24(11) A person setting the amount of costs shall consider,
a) The importance, complexity or difficulty of the issues;
b) The reasonableness or unreasonableness of each party’s behaviour in the case;
c) The lawyer’s rates;
d) The time properly spent on the case, including conversations between the lawyer and the party or witness, drafting documents and correspondence, attempts to settle, preparation, hearing, argument and preparation and signature of the order;
e) Expenses properly paid or payable; and
f) Any other relevant matter.
[19] Mr. Closner requested costs on a substantial indemnity basis in the amount of $50,000.00. No issue was raised by the other side with respect to the reasonableness of the time spent and fees charged by Mr. Closner’s lawyers. I have reviewed the detailed bills. Sometimes lawyers are criticised for billing for two lawyers attending at court. This case was very document heavy and it was clear that Ms. Timerman’s assistance in court was invaluable.

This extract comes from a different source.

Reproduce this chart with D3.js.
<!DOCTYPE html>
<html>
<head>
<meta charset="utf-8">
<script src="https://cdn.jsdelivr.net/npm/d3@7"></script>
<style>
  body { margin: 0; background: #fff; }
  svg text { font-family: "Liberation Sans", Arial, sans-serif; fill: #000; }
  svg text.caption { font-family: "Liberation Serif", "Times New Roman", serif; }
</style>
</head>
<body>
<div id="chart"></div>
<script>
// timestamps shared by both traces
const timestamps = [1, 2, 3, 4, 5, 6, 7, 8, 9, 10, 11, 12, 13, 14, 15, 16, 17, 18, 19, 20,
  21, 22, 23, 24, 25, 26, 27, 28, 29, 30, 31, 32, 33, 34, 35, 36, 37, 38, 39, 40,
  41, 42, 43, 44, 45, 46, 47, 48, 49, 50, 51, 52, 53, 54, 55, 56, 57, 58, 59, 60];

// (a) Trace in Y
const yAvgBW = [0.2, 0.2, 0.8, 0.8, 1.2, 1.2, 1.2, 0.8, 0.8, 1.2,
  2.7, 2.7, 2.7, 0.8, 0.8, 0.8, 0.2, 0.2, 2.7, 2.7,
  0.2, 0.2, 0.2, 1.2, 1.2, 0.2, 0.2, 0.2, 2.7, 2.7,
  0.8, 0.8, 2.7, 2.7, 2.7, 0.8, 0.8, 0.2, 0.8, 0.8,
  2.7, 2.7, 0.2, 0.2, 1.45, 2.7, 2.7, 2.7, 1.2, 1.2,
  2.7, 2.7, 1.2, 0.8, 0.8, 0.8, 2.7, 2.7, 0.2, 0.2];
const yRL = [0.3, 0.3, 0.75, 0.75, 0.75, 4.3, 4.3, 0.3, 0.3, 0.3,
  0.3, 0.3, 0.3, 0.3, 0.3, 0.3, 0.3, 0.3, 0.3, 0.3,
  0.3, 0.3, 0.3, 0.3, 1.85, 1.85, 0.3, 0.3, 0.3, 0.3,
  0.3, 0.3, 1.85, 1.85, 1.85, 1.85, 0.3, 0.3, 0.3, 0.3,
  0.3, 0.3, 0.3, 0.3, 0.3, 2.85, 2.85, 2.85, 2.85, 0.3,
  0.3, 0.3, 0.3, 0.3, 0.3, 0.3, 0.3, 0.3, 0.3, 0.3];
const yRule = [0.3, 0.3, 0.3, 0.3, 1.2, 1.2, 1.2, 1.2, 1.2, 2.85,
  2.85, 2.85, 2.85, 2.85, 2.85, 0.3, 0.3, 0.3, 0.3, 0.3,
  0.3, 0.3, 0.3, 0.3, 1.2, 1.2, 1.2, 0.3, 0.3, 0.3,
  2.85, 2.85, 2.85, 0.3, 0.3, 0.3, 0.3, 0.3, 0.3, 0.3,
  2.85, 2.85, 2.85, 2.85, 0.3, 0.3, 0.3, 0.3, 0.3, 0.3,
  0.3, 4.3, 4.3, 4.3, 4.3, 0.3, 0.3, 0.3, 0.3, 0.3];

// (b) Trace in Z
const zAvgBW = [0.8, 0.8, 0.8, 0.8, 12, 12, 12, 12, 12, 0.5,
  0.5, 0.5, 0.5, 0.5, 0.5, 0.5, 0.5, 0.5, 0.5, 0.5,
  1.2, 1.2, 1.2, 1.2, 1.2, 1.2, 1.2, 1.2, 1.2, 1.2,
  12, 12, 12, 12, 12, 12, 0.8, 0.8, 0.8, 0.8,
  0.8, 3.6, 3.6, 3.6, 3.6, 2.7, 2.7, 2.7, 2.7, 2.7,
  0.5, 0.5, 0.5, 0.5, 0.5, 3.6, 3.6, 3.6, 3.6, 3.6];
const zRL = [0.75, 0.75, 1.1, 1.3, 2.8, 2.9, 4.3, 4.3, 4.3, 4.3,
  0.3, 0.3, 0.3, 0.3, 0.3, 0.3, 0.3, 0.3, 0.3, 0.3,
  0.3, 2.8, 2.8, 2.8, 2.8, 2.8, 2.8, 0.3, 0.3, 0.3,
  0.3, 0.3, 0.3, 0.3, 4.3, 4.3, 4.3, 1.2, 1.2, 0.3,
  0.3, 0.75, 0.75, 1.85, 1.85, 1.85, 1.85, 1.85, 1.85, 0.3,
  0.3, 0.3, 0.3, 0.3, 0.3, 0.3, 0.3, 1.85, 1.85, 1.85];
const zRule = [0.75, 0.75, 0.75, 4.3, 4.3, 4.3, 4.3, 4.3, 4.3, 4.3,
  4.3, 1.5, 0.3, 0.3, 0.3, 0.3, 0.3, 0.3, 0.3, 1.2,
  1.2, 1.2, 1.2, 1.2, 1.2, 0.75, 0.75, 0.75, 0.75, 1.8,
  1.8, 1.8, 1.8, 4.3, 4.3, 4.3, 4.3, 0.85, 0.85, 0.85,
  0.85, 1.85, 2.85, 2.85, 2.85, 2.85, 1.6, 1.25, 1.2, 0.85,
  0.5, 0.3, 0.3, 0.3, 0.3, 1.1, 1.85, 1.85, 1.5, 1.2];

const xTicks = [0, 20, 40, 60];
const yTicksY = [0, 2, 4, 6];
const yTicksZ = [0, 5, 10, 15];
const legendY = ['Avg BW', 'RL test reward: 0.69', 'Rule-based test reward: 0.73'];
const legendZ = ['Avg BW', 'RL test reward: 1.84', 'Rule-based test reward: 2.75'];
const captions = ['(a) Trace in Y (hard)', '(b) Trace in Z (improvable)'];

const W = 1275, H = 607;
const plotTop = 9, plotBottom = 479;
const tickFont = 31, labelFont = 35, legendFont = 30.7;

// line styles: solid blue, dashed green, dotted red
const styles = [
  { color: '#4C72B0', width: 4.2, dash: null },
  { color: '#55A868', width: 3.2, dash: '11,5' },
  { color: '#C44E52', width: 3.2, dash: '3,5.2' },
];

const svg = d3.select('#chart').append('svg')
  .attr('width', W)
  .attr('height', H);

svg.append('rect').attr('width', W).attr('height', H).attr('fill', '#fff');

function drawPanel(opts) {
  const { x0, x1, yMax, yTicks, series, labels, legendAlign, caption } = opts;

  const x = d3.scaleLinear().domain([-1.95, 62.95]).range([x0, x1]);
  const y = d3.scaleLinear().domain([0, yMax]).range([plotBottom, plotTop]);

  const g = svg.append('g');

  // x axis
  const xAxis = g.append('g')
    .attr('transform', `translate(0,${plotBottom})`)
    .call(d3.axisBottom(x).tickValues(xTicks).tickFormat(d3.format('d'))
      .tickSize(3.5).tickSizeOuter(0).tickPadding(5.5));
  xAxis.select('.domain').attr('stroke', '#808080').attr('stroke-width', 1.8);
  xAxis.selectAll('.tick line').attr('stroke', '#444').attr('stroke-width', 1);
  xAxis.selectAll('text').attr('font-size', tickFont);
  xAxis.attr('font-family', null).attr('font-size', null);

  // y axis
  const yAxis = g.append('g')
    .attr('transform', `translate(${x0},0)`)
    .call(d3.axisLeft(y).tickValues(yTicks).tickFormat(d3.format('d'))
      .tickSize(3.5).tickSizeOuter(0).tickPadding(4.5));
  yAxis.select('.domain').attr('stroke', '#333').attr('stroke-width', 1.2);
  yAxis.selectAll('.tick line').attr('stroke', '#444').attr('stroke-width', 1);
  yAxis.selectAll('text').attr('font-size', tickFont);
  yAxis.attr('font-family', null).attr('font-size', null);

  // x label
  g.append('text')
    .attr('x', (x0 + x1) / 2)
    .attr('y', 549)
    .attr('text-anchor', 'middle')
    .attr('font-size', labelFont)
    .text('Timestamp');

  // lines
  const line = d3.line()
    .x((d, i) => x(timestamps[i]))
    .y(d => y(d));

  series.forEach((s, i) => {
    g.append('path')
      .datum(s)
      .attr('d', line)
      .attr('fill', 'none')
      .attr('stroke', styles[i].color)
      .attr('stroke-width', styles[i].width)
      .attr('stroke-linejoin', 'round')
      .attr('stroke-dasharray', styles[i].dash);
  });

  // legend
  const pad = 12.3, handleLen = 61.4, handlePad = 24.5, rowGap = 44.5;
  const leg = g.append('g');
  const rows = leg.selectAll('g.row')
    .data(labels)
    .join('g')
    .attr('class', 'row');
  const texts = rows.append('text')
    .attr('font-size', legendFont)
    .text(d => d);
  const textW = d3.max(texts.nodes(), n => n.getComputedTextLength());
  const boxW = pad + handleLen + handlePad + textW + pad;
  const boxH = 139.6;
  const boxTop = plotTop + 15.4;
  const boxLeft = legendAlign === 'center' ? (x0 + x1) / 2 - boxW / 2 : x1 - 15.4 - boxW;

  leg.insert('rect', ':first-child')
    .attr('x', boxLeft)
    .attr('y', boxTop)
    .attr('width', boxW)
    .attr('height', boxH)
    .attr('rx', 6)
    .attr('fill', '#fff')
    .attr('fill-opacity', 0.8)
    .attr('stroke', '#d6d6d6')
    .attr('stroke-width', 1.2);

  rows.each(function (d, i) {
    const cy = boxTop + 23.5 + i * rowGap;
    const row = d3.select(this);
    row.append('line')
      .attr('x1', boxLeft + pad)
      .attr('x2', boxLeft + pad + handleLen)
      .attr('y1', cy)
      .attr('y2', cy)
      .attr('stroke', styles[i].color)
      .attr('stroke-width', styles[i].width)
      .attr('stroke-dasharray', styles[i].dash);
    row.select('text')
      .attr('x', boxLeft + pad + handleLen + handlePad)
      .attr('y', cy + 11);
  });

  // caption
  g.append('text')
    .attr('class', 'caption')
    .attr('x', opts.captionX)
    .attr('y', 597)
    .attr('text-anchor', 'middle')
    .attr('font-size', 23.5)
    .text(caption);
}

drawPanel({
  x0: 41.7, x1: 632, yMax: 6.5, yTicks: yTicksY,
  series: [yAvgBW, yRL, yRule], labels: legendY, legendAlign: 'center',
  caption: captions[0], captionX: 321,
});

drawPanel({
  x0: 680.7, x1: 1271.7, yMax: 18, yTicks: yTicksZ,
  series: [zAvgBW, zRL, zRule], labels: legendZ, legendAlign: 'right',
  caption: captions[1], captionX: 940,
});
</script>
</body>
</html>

[20] In considering whether the amount claimed is fair, reasonable and proportional, it is helpful to consider the amount that the other party has paid for their own legal fees. In this case, Ms. Closner’s own legal bills were similar. The parties each filed significant materials. The motion took an entire day. The parties participated in questioning. The issue of Quinn’s residential schedule was and is of primary importance to both parties.
[21] Rule 24 should be considered in conjunction with the primary objectives of the Rules, which includes an obligation to ensure that cases are deal with justly.
[22] In summary, while there is a presumption that Mr. Closner is entitled to his costs based on his success on the motion and his offer to settle, the presumption is rebutted having regard to Mr. Closner’s behavior and conduct as far as maintaining a high level of acrimony and conflict between the parties.
[23] For the reasons set out above, I conclude that Mr. Closner is entitled to cost of $15,000.00, inclusive of HST and disbursements, payable within 60 days.
Shore J.
Released: January 24, 2019
COURT FILE NO.: FS-17-00416379
DATE: 20190124
ONTARIO
SUPERIOR COURT OF JUSTICE
BETWEEN:
Neil Closner Applicant
– and –
Sherri Levine Respondent
Reasons for costs
Shore J.
Released: January 24, 2019
[^2]: Mattina v. Mattina, 2018 ONCA 867 at para 10. [^3]: 2009 ONCA 395, [2009] O.J. No. 1905 and see Mattina v. Mattina, 2018 ONCA 867; Fong v. Chan (1999), 1999 2052 (ON CA), 46 O.R. (3d) 330 (C.A.), at para. 22. [^4]: Britt v. Britt, [2000] O.J. No. 5981 (S.C.), at para. 9.